This last reading has been rather dry but informative. Things have gotten significantly better in Oelwein. Mayor Larry Murphy is serious about reconstructing a meth-ridden Oelwein. Murphy says that "rock bottom provides a firm foundation…Oelwein could do nothing but push itself up." (123). Murphy's plan is to rid the town of meth and build it up from the ashes. The first step was to build a foundation of economic growth. He had to make Oelwein seem as though it would be a sustainable place for a business and for people to raise families. Murphy had to get a grasp on the meth problem and get businesses that wouldn't stimulate the meth industry by offering lousy jobs. There had to be stable jobs.
Before anything could be done, Reding tells us how the Oelwein Police Department only have one person who has a college degree, the chief. It is difficult to have an uneducated ten-man police force clean a meth infested town. Murphy needed the town's empty meth labs to be cleaned up. To clean up a meth lab, it costs the town $6,000. On average, the police would dismantle one meth lab every four days. Assuming they didn't run out of meth labs, that would cost Oewlein $547,500 per year. I had no clue a meth lab cost a town so much! The police force during this time also tightened up on everything.

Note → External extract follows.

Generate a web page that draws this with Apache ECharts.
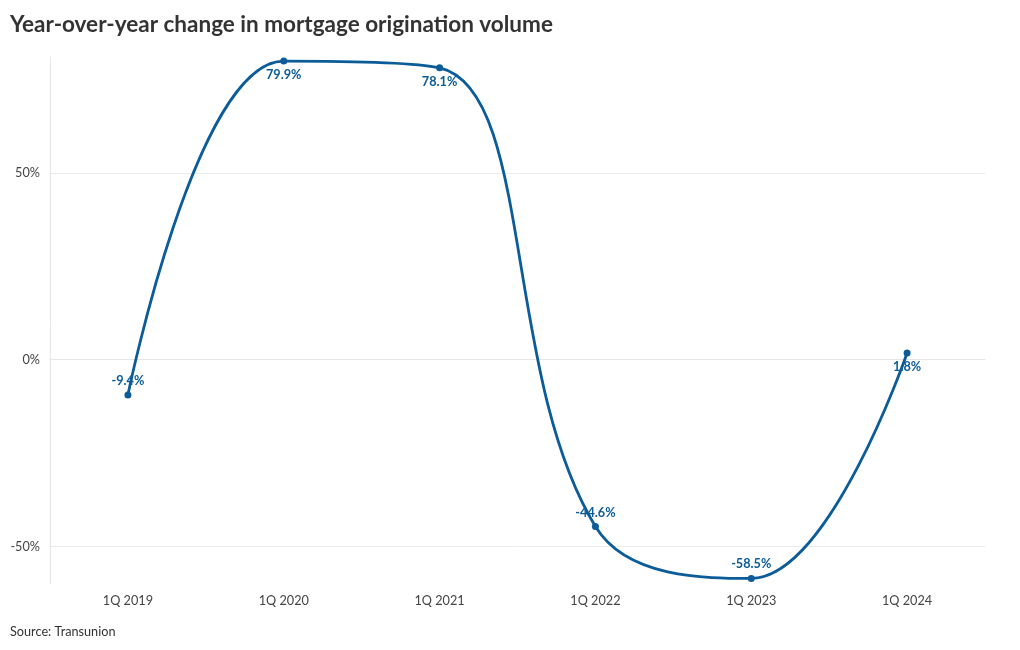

They acted with regards to assuming "everyone is guilty and put the screws to them." (132). This, out of all things in the past reading, struck me. I understand 100% that the police force needs to take on such an aggressive principle in order to do things in a meth town. But at the same time, in America, don't we assume everyone is innocent until proven guilty? Especially in a small town where everyone knows everyone, wouldn't the cops be a little more lenient? Mildred Binstock, a local restaurant owner, called the police chief a Nazi. Fortunately, the police's efforts did make a difference. After around four years, Oelwein moved on to Phase II of their reconstruction.
After a while, the presence of small town cooks like Roland Jarvis dissolved and were replaced by large Mexican drug cartels. And with ephedrine illegal, crystal meth was becoming increasingly popular. Crystal meth is a much more powerful and pure form of the meth of the late 1980's. "Crystal was both a crank addict's and a crank dealer's dream." (152). Crystal could be made for less money, in higher quantities, and get users to higher inexplicable and undeniable tweaks.
There was no chance I would try meth before thus far in the book. And there is certainly no way I'm trying it after hearing of the "paranoia, the Parkinson's-like shaking, and the schizophrenic hallucinations" that users experience (152).